A lot can be, has been, and will be said about AIG's payment of executive bonuses and the expressions of "outrage" from President Obama and other politicians. Tyler Cowen, for example -- one of the most reasonable people anywhere -- sparked criticism with an uncharacteristically sarcastic post on the topic.
One thing that I think this episode shows is that AIG (not surprisingly) is better than the government at market participation. The bailouts were, in part, arm's-length negotiations between AIG's people and the government's people, over how much AIG would have to give up in exchange for how much government money. This is what businesspeople do for a living; it's not what most government people do for a living. (As just one example, what employer would ever begin a salary negotiation by telling the employee, "My company can't afford to lose you"? And yet that's what the government did in saying that AIG was too big to fail.)

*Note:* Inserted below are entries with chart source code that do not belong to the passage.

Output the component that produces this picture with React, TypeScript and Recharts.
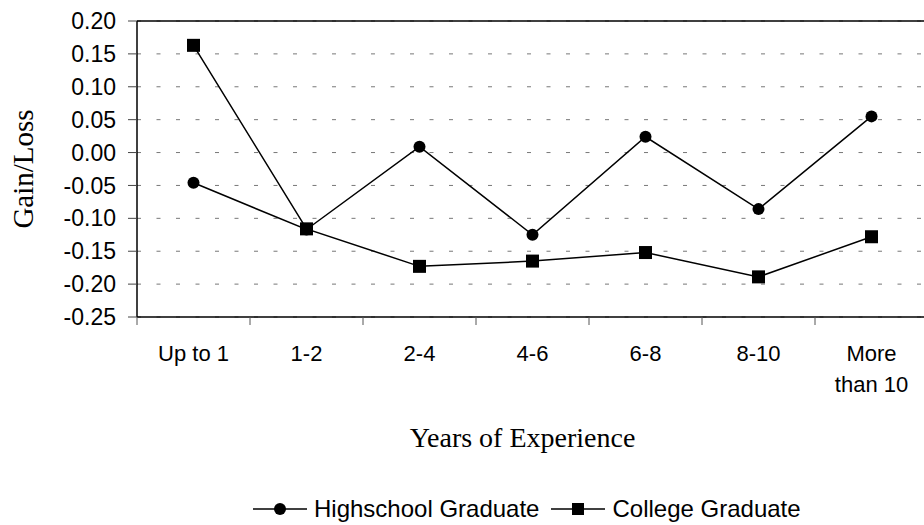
import React from "react";
import { CartesianGrid, Label, Legend, Line, LineChart, ReferenceLine, Text, XAxis, YAxis } from "recharts";

const categories = ["Up to 1", "1-2", "2-4", "4-6", "6-8", "8-10", "More than 10"];
const highschool = [-0.046, -0.117, 0.009, -0.125, 0.024, -0.086, 0.055];
const college = [0.163, -0.116, -0.173, -0.165, -0.152, -0.189, -0.128];
const yTicks = [0.2, 0.15, 0.1, 0.05, 0, -0.05, -0.1, -0.15, -0.2, -0.25];
const seriesNames = ["Highschool Graduate", "College Graduate"];

const data = categories.map((cat, i) => ({ cat, hs: highschool[i], col: college[i] }));

const SANS = "Arial, 'Liberation Sans', sans-serif";
const SERIF = "'Times New Roman', 'Liberation Serif', serif";

// labels centred in each category, tick marks on the category boundaries
function CategoryTick(props: any) {
  const { x, y, payload, index, visibleTicksCount, width } = props;
  const half = (width || 791) / (visibleTicksCount || 7) / 2;
  const axisY = y - 28;
  return (
    <g>
      <line x1={x - half} x2={x - half} y1={axisY} y2={axisY + 8} stroke="#555" />
      {index === visibleTicksCount - 1 && (
        <line x1={x + half} x2={x + half} y1={axisY} y2={axisY + 8} stroke="#555" />
      )}
      <Text x={x} y={y} width={90} textAnchor="middle" verticalAnchor="start" lineHeight={31}
        style={{ fontSize: "22px", fontFamily: SANS }} fill="#000">
        {payload.value}
      </Text>
    </g>
  );
}

const circleDot = (p: any) => <circle key={`c${p.index}`} cx={p.cx} cy={p.cy} r={6} fill="#000" />;
const squareDot = (p: any) => (
  <rect key={`s${p.index}`} x={p.cx - 6.5} y={p.cy - 6.5} width={13} height={13} fill="#000" />
);

function LegendIcon({ square }: { square: boolean }) {
  return (
    <svg width={54} height={14} style={{ display: "block" }}>
      <line x1={0} x2={54} y1={7} y2={7} stroke="#000" strokeWidth={1.5} />
      {square ? <rect x={21} y={1} width={12} height={12} fill="#000" /> : <circle cx={27} cy={7} r={6} fill="#000" />}
    </svg>
  );
}

function renderLegend() {
  return (
    <div style={{ height: 30, display: "flex", alignItems: "center", paddingLeft: 253, fontFamily: SANS, fontSize: 24 }}>
      {seriesNames.map((name, i) => (
        <div key={name} style={{ display: "flex", alignItems: "center", marginRight: 12 }}>
          <LegendIcon square={i === 1} />
          <span style={{ marginLeft: 7 }}>{name}</span>
        </div>
      ))}
    </div>
  );
}

export default function App() {
  return (
    <div style={{ position: "absolute", left: 0, top: 0, width: 924, height: 525, overflow: "hidden", background: "#fff" }}>
      <LineChart width={932} height={525} data={data} margin={{ top: 21, right: 4, bottom: 1, left: 0 }}>
        <CartesianGrid vertical={false} stroke="#777" strokeDasharray="4 15.5" />
        <XAxis dataKey="cat" interval={0} padding={{ left: 56.5, right: 56.5 }} height={177}
          tickSize={8} tickMargin={20} tickLine={false} tick={<CategoryTick />}
          axisLine={{ stroke: "#000", strokeWidth: 1.5 }}>
          <Label content={(p: any) => {
            const vb = p.viewBox;
            return (
              <text x={vb.x + vb.width / 2 - 10} y={vb.y + 130} textAnchor="middle" fontFamily={SERIF} fontSize={28} fill="#000">
                Years of Experience
              </text>
            );
          }} />
        </XAxis>
        <YAxis type="number" width={137} domain={[-0.25, 0.2]} ticks={yTicks} interval={0}
          tickFormatter={(v: number) => v.toFixed(2)} tickSize={9} tickMargin={12}
          tick={{ fontSize: 23, fill: "#000", fontFamily: SANS }}
          tickLine={{ stroke: "#444" }} axisLine={{ stroke: "#000", strokeWidth: 1.5 }}>
          <Label content={(p: any) => {
            const vb = p.viewBox;
            const cy = vb.y + vb.height / 2;
            return (
              <text x={33} y={cy} transform={`rotate(-90, 33, ${cy})`} textAnchor="middle" fontFamily={SERIF} fontSize={29} fill="#000">
                Gain/Loss
              </text>
            );
          }} />
        </YAxis>
        <ReferenceLine y={0.2} stroke="#000" strokeWidth={1.5} />
        <Legend verticalAlign="bottom" content={renderLegend} />
        <Line type="linear" dataKey="hs" name={seriesNames[0]} stroke="#000" strokeWidth={1.5}
          dot={circleDot} activeDot={false} isAnimationActive={false} />
        <Line type="linear" dataKey="col" name={seriesNames[1]} stroke="#000" strokeWidth={1.5}
          dot={squareDot} activeDot={false} isAnimationActive={false} />
      </LineChart>
    </div>
  );
}
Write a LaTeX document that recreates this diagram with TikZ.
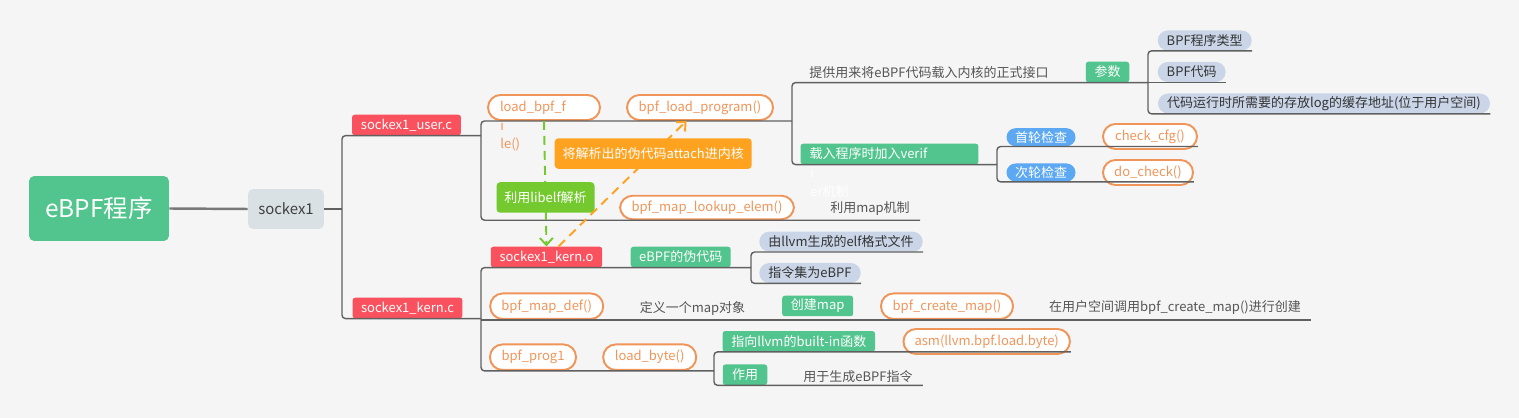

And so, surprise surprise, AIG came out of the negotiations with what appears to be a very nice deal.
Now the government, realizing it got snookered, is trying to divert attention from its own clumsy performance by voicing moral outrage at AIG. "I agree that you can have a dog in your apartment. . . . How dare you have a Saint Bernard in your apartment!"
Update: Minutes after posting this, I saw (courtesy of Russell Roberts at Cafe Hayek) that one of the bonus lamenters (Sen. Dodd) is the person who inserted into the stimulus bill an exception for contractually obligated bonuses agreed on before Feb. 11. In other words, "How dare AIG do what we agreed it could do!"